It almost seems impossible to believe that we are in a new year barely two weeks after we ushered in 2015. Some of us have already forgotten the resolutions we swore to live by this year. To most, it’s safe to say not much has changed from last year. We are still here, in the pain and problem we were in last year. No fast forward buttons available to speed up the process. We feel stuck, out of luck, let down and left behind. We are disappointed.
I am guilty of expecting things to change as soon as a New Year checks in. I love new beginnings. Fresh starts. I get easily frustrated when things seem to remain the same when I eagerly expect them to change. I want to plan better, make better choices and wiser decisions. I want to drop old destructive habits. I want to be a better person. I want to be more reliable, I want to live beyond myself. But that’s not where I am this year. Far from it.
I am still selfish and self-centered. I don’t care much about other people’s needs it’s about me. I am lost in the problems of my own world and blinded by my own needs. If only I could stop for a while to see what is happening around me, I would actually realize that I am so much better off. I have so much than I think I do. My frustrations about what I don’t have would disappear if I took time to look around and see what others don’t have.
I have good health, I am sane (or at least sane enough to think that I am sane) I have a family and friends. I have a home and access to clean water. In fact the water that runs in my toilet bowl is fit for human consumption; it’s about etiquette for me, not access. I have a meal every day and when I don’t, it’s out of choice. I have decent clothes and a place to go back to in the evening regardless of what the day was like. I have so much to be grateful for.

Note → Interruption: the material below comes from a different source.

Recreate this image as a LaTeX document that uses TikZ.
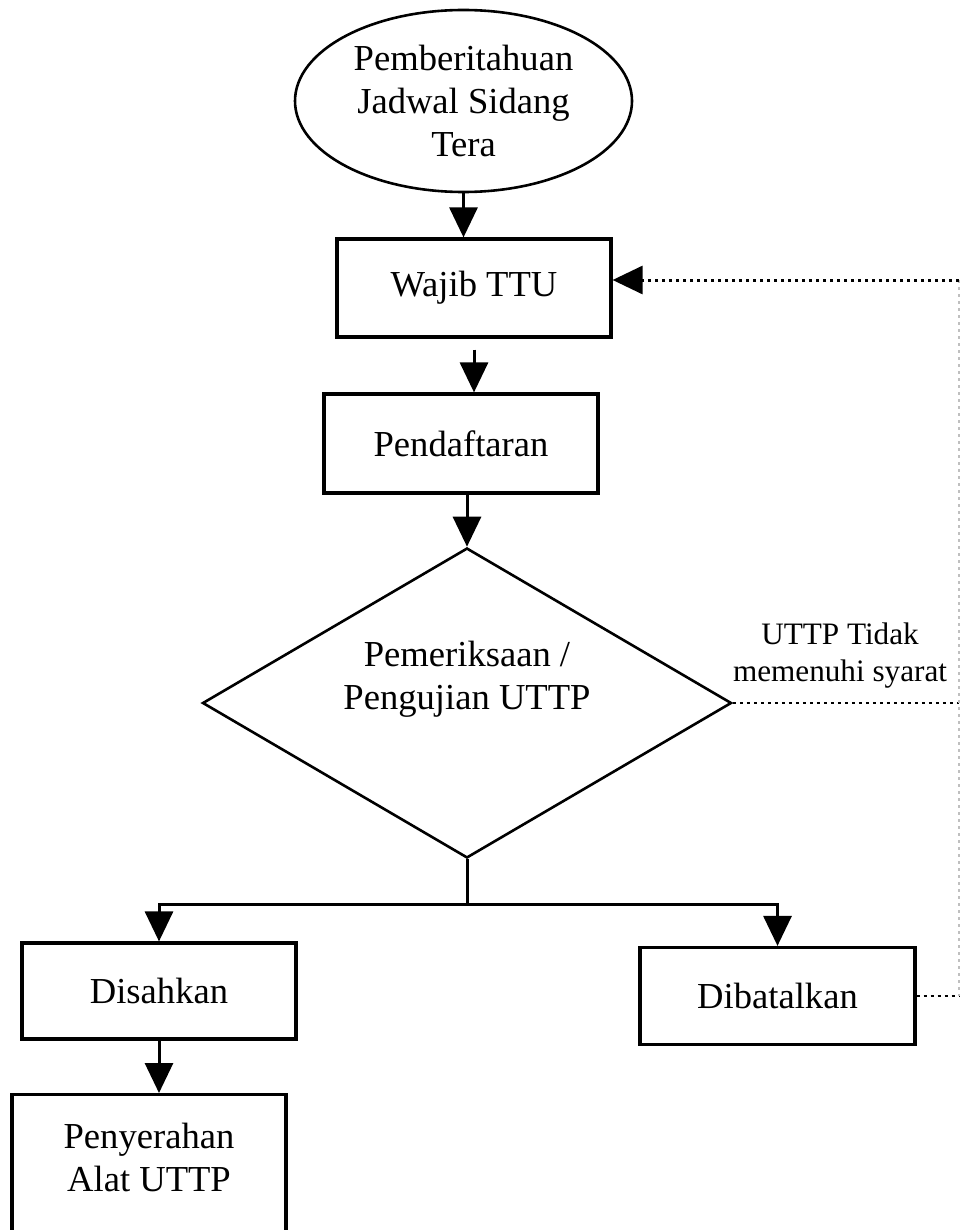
\documentclass[tikz,border=0pt]{standalone}
\usepackage{fontspec}
\setmainfont{Liberation Serif}
\usetikzlibrary{shapes.geometric,arrows.meta}

\begin{document}
\begin{tikzpicture}[x=0.5pt,y=-0.5pt,
    txt/.style={align=center,inner sep=0pt,font=\fontsize{18.3}{21.5}\selectfont},
    box/.style={txt,draw,line width=1.6pt},
    arr/.style={line width=1.5pt,-{Triangle[length=15pt,width=14pt]}},
    dotline/.style={line width=1.2pt,dash pattern=on 1.6pt off 1.9pt}]
\useasboundingbox (0,0) rectangle (961,1230);
% flow nodes
\node[box,ellipse,line width=1.3pt,minimum width=168.5pt,minimum height=91pt](start)at(463.5,101){Pemberitahuan\\Jadwal Sidang\\Tera};
\node[box,minimum width=137pt,minimum height=49pt](wajib)at(474,288){Wajib TTU};
\node[box,minimum width=137pt,minimum height=49.5pt](daftar)at(461,443.5){Pendaftaran};
\node[box,diamond,line width=1.3pt,minimum width=264.5pt,minimum height=155pt](check)at(467,703){};
\node[txt](checktext)at(467,679){Pemeriksaan /\\Pengujian UTTP};
\node[box,minimum width=137pt,minimum height=48pt](sah)at(159,991){Disahkan};
\node[box,minimum width=137.5pt,minimum height=48.5pt](batal)at(777.5,996){Dibatalkan};
\node[box,minimum width=137pt,minimum height=90pt,anchor=north](serah)at(149,1093){};
\node[txt](serahtext)at(149,1157){Penyerahan\\Alat UTTP};
\node[txt,font=\fontsize{15.6}{18.5}\selectfont](syarat)at(840,656){UTTP Tidak\\memenuhi syarat};
\coordinate (fork) at (467,904);
\coordinate (rtop) at (959,280);
\coordinate (rmid) at (959,703);
\coordinate (rbot) at (959,996);
% arrows
\draw[arr] (start.south) -- (start.south |- wajib.north);
\draw[arr,shorten <=5.5pt] (wajib.south) -- (wajib.south |- daftar.north);
\draw[arr] (check.north |- daftar.south) -- (check.north);
\draw[line width=1.5pt] (check.south) -- (check.south |- fork);
\draw[arr] (fork) -| (sah.north);
\draw[arr] (fork) -| (batal.north);
\draw[arr] (sah.south) -- (sah.south |- serah.north);
% back loop
\draw[dotline] (batal.east) -- (batal.east -| rbot);
\draw[dotline] (check.east) -- (check.east -| rmid);
\draw[dotline,black!25] (rtop) -- (rbot);
\draw[dotline,arr] (rtop) -- (rtop -| wajib.east);
\end{tikzpicture}
\end{document}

The fact that I have “so much” does not mean that I still don’t have needs. We all do. But is it possible that as they say, I am crying about my lack of shoes while my neighbor has no feet? There is nothing wrong with anticipating to meet your needs. If anything they are yours. That’s why you work; to meet your needs. All our needs are valid but perhaps we give them too much attention than we should.
I learnt on Sunday something that inspired my perception of “where I am”. It might inspire you too. Did you know that if you and your spouse bring home a minimum collective income of (wait for it) Kshs40,000, you are among the 7% of Kenyans who live above the poverty line. You are actually the middle class! This means that 93% of Kenyans are living below the poverty line. You can learn more about this data in a sermon here. Remember the poor!
Believe it or not. You are doing way better than most. You are doing so much better that you have no idea how envious those around you are. You have so much going on for you. True, you have no obligation to worry what other think about you. Actually, there is a common phrases in a popular Kenyan song “tuko na shida zetu tuskize zako kwanini”? (We have our own problems why should we listen to yours)
This year, Kenyans, regardless of what is happening in your life, what you think you have or don’t have, please remember the poor. For a long time we have placed this responsibilities on our political and religious institutions. But this year I invite you to a different call, remember the poor within your reach. The people who work for you. Those who clean your houses every week, those you interact with at work, those 93% who are still below the poverty line around you. If you and I choose to make the life of one fellow Kenyan better, just one, then others will follow. Those we have helped will help others, Religious institutions will follow and eventually (hopefully) our leaders who have more influence to change the current trend, will follow suit. Our country will change. You and I will have contributed to this change and not just with handouts but real change.
You are doing way better than you think. Remember the poor.